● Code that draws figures

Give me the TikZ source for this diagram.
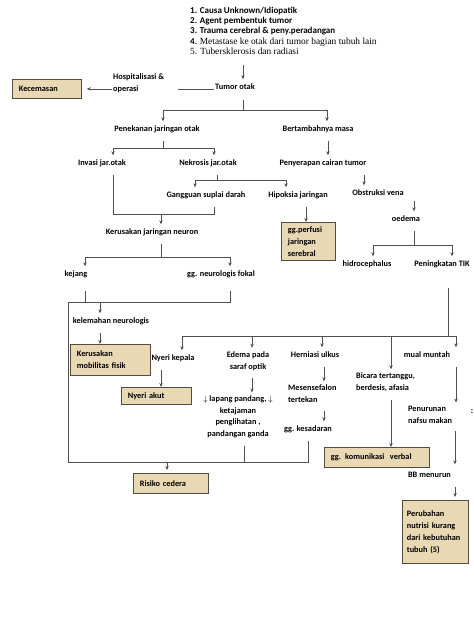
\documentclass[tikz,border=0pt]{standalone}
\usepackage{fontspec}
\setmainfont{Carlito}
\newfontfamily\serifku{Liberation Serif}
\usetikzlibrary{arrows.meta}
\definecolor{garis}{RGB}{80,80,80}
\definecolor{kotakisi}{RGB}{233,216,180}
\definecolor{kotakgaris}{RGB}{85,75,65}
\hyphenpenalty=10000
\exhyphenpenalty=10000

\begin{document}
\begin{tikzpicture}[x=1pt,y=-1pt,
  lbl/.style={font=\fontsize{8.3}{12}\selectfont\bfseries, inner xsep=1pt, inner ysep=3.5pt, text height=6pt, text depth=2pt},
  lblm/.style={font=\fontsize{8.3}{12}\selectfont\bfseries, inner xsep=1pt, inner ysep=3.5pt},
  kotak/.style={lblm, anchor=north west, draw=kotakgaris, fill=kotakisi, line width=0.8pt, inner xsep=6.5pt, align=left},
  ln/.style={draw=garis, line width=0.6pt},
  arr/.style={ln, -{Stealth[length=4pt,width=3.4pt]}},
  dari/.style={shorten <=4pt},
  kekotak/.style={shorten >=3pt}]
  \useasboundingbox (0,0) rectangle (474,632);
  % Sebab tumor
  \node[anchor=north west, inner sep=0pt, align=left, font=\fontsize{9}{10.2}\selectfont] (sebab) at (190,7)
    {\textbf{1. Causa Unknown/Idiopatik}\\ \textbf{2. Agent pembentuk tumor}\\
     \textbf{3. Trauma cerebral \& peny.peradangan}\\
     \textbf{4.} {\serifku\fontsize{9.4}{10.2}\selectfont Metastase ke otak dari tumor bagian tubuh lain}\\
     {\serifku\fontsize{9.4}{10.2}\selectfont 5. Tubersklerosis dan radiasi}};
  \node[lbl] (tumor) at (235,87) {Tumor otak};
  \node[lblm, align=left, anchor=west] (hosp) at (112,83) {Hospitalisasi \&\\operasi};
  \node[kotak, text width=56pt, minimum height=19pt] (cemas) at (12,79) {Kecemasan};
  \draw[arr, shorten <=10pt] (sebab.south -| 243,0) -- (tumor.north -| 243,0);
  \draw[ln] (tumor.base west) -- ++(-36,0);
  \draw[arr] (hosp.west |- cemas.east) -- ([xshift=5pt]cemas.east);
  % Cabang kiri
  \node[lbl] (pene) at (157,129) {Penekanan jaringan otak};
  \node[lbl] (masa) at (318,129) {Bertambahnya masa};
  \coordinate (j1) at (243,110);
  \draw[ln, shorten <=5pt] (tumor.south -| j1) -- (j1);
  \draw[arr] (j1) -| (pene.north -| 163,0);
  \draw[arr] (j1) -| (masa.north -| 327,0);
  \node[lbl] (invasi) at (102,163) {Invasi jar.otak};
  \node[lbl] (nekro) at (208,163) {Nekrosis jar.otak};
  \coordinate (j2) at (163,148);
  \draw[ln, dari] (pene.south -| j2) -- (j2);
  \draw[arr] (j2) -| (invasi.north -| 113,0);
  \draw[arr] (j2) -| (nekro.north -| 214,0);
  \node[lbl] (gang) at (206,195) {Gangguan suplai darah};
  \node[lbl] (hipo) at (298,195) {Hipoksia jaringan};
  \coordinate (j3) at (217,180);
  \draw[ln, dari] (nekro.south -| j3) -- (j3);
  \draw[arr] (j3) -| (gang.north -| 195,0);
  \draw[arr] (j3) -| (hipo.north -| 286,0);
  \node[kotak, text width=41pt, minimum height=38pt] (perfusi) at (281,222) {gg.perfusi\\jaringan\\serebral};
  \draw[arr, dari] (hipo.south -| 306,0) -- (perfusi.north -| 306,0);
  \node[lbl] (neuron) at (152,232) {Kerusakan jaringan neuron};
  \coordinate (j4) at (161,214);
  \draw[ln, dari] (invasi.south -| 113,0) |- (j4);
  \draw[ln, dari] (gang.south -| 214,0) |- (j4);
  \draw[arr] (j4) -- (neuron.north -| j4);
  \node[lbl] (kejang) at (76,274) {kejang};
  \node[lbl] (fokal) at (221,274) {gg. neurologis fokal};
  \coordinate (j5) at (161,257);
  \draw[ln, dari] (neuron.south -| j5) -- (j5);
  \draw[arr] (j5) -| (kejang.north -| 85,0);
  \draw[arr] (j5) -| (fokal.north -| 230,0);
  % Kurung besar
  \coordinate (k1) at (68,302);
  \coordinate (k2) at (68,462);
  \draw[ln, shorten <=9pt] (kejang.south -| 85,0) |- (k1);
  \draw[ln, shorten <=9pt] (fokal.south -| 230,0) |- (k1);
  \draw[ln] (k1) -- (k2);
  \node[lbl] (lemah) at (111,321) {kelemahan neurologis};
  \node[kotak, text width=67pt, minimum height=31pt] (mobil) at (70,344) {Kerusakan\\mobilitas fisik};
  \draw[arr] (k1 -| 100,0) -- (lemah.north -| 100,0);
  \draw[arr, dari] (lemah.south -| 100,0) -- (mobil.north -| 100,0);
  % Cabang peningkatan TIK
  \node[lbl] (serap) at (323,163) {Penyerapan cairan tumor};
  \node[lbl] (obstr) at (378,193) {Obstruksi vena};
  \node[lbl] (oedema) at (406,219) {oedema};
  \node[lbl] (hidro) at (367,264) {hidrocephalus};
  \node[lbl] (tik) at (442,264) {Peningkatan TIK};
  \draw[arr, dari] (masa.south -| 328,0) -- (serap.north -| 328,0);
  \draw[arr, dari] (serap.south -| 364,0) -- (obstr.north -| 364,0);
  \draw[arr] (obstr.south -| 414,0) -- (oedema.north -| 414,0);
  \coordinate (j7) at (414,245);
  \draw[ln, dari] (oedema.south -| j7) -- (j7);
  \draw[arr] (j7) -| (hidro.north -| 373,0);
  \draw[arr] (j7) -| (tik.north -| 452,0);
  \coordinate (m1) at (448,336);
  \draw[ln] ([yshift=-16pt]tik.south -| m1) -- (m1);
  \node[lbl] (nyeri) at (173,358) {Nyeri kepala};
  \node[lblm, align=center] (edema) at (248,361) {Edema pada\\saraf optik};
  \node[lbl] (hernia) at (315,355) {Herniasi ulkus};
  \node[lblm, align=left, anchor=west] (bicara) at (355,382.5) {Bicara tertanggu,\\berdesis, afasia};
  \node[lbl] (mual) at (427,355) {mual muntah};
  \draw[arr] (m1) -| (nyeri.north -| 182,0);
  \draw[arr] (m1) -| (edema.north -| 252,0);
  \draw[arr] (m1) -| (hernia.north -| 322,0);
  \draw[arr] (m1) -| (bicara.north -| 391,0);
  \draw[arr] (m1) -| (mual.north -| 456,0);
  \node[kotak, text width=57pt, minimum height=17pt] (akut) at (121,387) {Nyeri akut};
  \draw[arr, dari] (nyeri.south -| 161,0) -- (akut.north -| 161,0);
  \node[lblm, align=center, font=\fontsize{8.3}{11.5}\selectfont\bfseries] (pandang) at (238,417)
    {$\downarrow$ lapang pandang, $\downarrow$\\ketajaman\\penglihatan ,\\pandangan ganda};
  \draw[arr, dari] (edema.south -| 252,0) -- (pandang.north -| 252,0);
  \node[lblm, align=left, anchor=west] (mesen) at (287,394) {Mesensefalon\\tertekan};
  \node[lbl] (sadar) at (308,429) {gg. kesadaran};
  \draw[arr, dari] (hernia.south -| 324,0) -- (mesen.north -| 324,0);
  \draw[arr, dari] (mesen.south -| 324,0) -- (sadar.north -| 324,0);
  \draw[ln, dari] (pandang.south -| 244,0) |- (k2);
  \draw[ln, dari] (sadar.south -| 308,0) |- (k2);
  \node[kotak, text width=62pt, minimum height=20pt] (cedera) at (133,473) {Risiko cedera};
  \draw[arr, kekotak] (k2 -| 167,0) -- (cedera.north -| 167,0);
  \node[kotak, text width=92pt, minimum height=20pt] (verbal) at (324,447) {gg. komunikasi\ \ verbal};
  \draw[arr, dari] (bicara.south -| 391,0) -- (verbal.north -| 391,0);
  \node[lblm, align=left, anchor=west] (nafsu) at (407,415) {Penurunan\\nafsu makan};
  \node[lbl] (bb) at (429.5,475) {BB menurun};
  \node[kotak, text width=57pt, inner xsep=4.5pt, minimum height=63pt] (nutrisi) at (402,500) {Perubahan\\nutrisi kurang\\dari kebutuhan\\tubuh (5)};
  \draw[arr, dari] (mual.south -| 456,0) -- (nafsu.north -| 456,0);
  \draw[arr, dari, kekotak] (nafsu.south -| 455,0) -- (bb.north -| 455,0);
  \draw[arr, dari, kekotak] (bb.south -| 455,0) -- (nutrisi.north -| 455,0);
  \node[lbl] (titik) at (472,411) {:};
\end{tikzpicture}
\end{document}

==

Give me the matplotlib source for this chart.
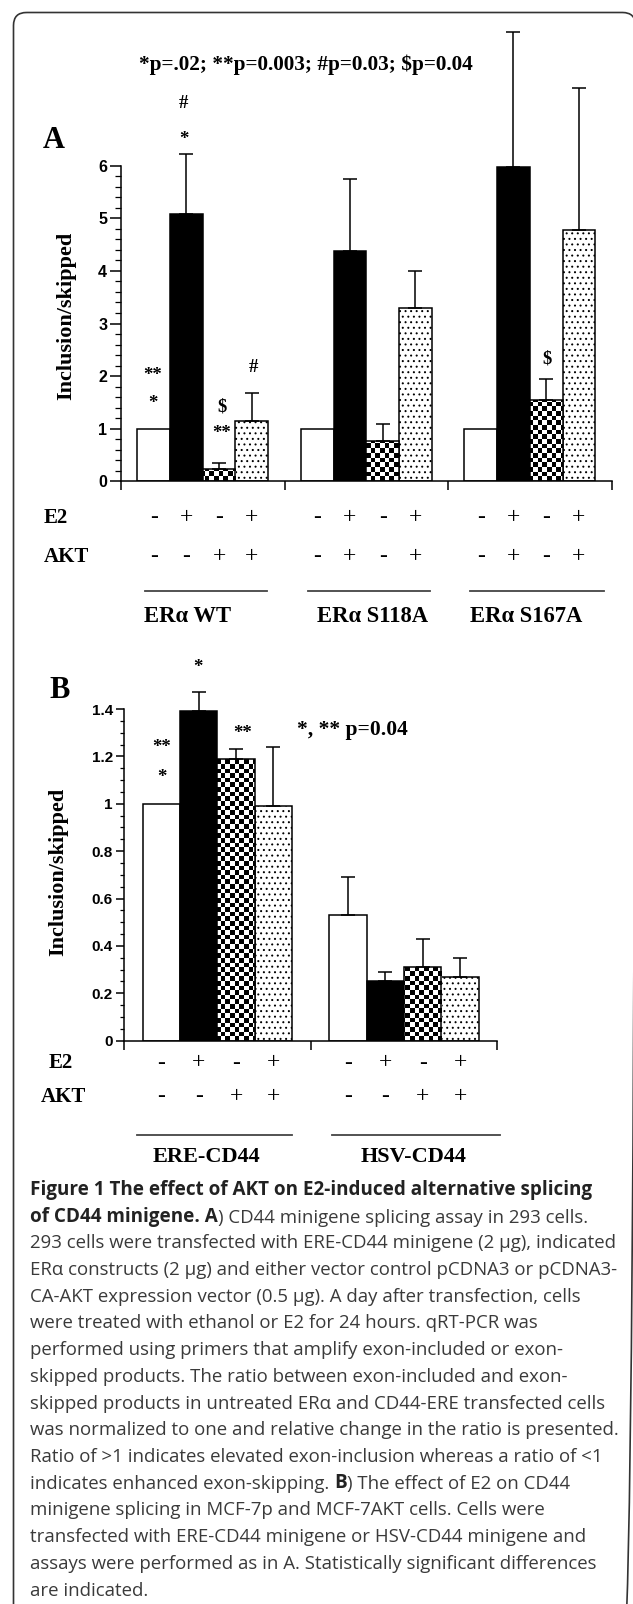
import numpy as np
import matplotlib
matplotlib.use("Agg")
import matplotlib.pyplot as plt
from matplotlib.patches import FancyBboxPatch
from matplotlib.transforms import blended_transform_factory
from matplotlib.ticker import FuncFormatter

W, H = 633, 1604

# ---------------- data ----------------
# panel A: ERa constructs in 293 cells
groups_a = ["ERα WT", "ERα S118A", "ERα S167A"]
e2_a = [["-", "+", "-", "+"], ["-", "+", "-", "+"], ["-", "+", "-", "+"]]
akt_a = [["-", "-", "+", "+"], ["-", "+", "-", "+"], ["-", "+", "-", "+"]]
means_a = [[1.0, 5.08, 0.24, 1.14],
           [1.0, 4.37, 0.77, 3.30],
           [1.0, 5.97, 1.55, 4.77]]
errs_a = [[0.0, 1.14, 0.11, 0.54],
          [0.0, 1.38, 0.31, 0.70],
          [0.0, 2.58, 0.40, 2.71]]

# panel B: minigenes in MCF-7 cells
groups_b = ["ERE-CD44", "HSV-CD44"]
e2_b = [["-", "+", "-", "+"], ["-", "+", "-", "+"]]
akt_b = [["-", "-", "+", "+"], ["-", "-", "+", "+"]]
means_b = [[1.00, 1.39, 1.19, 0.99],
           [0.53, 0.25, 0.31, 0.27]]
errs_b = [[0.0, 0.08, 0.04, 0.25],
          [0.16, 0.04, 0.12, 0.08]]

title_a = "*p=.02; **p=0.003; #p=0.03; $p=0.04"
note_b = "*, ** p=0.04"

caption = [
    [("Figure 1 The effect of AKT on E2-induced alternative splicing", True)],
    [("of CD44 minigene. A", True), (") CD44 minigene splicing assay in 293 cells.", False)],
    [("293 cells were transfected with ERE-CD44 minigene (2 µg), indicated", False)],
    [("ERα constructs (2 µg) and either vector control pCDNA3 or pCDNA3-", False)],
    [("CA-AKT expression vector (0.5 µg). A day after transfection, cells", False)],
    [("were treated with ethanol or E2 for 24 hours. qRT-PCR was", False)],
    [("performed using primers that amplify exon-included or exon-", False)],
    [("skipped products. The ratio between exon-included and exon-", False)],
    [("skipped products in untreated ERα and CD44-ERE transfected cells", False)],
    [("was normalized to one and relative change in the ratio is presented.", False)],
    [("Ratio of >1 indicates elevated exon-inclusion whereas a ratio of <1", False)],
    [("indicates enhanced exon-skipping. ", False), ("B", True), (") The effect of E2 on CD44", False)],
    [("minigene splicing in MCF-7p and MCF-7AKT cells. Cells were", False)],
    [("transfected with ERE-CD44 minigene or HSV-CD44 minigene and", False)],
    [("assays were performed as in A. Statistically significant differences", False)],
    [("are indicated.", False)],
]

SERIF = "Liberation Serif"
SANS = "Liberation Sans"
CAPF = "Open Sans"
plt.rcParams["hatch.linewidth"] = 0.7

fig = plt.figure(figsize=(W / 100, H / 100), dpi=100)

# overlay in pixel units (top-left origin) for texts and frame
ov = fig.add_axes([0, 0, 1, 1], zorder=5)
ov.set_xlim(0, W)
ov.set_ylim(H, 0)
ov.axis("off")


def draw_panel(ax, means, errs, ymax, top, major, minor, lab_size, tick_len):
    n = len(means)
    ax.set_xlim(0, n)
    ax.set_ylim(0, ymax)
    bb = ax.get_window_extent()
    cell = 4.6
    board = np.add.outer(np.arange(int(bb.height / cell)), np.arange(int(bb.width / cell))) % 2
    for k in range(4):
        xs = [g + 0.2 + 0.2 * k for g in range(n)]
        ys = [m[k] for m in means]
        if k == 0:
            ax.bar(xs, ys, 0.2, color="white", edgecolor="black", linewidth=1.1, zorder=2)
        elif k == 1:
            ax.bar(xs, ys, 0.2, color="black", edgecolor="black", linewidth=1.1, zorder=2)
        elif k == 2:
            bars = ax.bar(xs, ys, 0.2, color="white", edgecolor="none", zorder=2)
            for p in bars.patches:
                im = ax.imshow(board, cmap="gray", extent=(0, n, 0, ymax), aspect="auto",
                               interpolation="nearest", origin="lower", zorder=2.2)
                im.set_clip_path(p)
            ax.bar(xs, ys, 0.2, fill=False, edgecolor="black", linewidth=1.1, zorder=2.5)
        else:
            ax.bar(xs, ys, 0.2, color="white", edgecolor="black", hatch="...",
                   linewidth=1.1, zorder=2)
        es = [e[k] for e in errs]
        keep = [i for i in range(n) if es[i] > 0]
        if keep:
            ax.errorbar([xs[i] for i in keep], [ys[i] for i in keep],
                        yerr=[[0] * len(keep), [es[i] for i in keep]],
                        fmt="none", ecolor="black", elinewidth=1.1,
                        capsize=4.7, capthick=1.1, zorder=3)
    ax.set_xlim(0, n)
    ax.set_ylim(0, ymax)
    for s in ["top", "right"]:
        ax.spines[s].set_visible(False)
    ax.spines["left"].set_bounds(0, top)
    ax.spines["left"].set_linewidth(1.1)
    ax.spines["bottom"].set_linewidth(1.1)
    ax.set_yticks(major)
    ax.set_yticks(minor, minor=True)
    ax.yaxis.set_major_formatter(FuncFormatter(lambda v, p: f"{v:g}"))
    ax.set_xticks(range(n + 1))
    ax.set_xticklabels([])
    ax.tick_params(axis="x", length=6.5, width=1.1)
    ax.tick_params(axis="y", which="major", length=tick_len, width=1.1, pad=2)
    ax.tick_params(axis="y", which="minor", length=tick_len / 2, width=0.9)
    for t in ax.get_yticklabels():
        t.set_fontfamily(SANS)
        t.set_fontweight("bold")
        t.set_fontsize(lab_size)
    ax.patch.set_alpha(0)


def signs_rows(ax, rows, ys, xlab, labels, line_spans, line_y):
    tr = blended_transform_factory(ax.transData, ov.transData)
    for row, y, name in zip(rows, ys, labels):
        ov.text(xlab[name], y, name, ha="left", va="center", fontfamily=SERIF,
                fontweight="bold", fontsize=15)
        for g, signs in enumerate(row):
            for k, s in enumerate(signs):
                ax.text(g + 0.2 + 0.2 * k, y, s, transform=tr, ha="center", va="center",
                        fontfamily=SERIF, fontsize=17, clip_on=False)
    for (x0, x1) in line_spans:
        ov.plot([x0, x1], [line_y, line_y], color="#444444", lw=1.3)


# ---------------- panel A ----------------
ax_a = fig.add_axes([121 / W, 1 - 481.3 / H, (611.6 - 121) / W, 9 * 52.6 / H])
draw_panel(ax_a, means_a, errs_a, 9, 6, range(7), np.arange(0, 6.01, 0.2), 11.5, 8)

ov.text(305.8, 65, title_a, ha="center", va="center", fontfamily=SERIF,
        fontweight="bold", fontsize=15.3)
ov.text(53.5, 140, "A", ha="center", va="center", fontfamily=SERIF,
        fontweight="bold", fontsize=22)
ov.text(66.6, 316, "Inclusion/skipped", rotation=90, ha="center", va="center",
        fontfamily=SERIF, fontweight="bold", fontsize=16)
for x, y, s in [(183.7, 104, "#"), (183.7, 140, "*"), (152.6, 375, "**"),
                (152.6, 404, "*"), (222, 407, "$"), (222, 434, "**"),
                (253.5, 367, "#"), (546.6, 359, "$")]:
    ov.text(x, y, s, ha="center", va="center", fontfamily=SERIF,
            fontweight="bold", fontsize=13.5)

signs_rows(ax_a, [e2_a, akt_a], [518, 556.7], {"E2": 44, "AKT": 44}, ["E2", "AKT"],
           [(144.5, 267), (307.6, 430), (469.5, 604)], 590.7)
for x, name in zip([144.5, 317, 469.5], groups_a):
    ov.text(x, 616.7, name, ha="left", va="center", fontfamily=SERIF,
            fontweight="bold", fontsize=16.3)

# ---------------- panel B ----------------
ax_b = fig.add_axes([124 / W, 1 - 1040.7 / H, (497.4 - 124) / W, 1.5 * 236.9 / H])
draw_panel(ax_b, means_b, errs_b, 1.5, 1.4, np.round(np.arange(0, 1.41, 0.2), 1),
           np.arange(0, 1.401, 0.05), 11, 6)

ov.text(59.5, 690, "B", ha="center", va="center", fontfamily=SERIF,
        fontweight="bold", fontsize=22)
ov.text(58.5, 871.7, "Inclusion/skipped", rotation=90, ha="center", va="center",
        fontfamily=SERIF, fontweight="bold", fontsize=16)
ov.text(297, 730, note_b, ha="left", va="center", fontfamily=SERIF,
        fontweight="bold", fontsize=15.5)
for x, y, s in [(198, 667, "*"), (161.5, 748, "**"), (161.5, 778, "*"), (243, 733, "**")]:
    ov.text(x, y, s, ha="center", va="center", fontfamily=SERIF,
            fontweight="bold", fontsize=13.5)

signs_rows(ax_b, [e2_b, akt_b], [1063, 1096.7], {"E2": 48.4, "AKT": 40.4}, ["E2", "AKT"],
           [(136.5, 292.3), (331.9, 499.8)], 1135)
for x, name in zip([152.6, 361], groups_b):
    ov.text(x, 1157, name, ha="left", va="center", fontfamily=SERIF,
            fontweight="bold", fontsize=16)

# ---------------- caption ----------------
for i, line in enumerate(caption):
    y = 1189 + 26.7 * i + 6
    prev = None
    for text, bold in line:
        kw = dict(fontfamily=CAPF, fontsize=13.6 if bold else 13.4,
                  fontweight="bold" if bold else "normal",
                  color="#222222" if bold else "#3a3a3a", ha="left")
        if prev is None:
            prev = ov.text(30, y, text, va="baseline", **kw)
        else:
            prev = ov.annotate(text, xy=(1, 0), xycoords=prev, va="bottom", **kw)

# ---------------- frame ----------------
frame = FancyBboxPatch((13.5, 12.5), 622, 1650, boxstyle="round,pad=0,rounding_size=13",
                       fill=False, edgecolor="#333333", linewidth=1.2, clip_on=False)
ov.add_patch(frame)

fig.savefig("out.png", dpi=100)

--

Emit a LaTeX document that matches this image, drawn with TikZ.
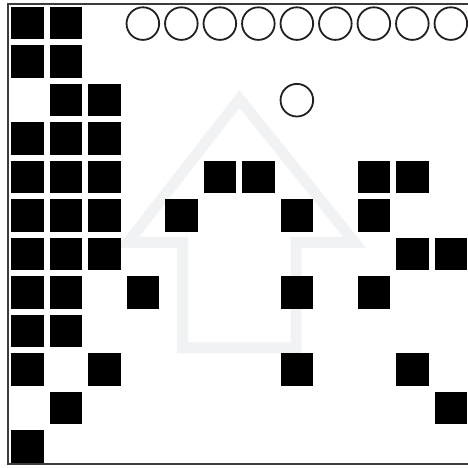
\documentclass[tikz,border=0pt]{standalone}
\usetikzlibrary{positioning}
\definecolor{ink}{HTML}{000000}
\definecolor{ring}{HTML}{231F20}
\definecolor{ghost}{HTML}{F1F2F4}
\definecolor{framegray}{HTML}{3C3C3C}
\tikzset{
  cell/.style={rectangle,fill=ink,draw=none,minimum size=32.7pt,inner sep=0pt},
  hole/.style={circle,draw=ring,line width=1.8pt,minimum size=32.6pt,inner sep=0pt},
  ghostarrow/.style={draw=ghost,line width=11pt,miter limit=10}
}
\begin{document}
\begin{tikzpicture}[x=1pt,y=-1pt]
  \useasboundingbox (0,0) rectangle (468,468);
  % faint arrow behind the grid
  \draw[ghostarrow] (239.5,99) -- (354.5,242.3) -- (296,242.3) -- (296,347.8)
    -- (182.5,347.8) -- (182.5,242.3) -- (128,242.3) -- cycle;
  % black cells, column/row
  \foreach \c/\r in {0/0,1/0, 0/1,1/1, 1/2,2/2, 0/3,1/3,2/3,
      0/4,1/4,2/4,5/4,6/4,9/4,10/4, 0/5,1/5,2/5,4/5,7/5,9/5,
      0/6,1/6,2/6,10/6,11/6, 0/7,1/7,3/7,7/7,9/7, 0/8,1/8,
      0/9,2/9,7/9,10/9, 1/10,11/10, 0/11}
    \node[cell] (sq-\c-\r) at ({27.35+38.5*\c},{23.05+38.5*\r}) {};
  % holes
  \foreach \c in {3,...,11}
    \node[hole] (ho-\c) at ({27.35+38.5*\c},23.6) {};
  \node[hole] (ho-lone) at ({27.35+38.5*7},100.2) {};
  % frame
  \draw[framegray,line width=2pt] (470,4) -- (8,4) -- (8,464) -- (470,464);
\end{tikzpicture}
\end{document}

● Required task
Tally the lines of the listing in which the word "with" occurs, and state the total alone.

● Solution below
4